Automaker Consortium Battles for US BEV Charging Dominance

Seven global automakers have joined together in a bid to battle Tesla’s dominance of BEV charging infrastructure in the US.

Tesla has recently been seen as having won the battle as the go-to electric car charging stations with both Ford and Volvo announcing its vehicles will now be able to use the installations and Volkswagen in talks to do the same. However, some traditional carmakers are fighting back with a consortium, including BMW, General Motors, Honda, Hyundai, Kia, Mercedes-Benz and Stellantis, in a joint venture to create an extensive nationwide charging network for BEVs.

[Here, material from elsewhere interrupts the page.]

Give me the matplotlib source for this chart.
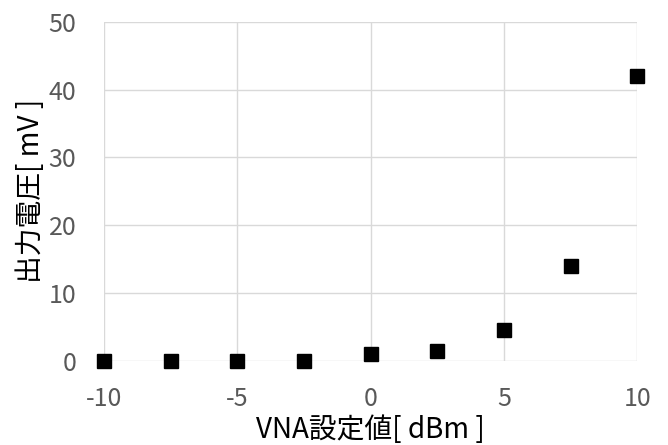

The joint venture will include the development of a high-powered charging network with at least 30,000 chargers compared to Tesla’s current 1,800 super chargers throughout the country. It hopes to use both public and private investment to accelerate the installation of high-powered charging for BEV owners. The new charging stations will be accessible to all BEVs from any automaker using Combined Charging System (CCS) or North American Charging Standard (NACS) and are expected to meet or exceed the spirit and requirements of the US National Electric Vehicle Infrastructure (NEVI) program.

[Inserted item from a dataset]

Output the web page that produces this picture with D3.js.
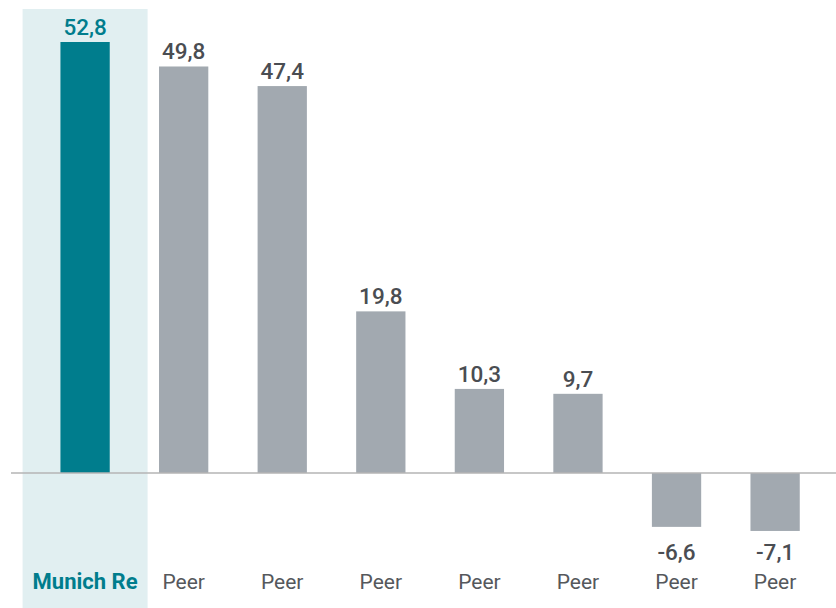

The consortium hopes its network will become the leading network of reliable high-powered charging stations in North America. The joint venture is expected to be established this year, subject to customary closing conditions and regulatory approvals. Its first stations are expected to open in the US in the summer of 2024 and in Canada at a later stage. Each site will be equipped with multiple high-powered DC chargers. In line with the sustainability strategies of all seven automakers, the joint venture intends to power the charging network solely by renewable energy.

Stellantis CEO Carlos Tavares, said: “We intend to exceed customer expectations by creating more opportunities for a seamless charging experience given the significant growth expected in the market. We believe that a charging network at scale is vital to protecting freedom of mobility for all, especially as we work to achieve our ambitious carbon neutrality plan. A strong charging network should be available for all – under the same conditions – and be built together with a win-win spirit. I want to thank each colleague involved, as it is a milestone example of our collective intelligence to listen and serve our customers.”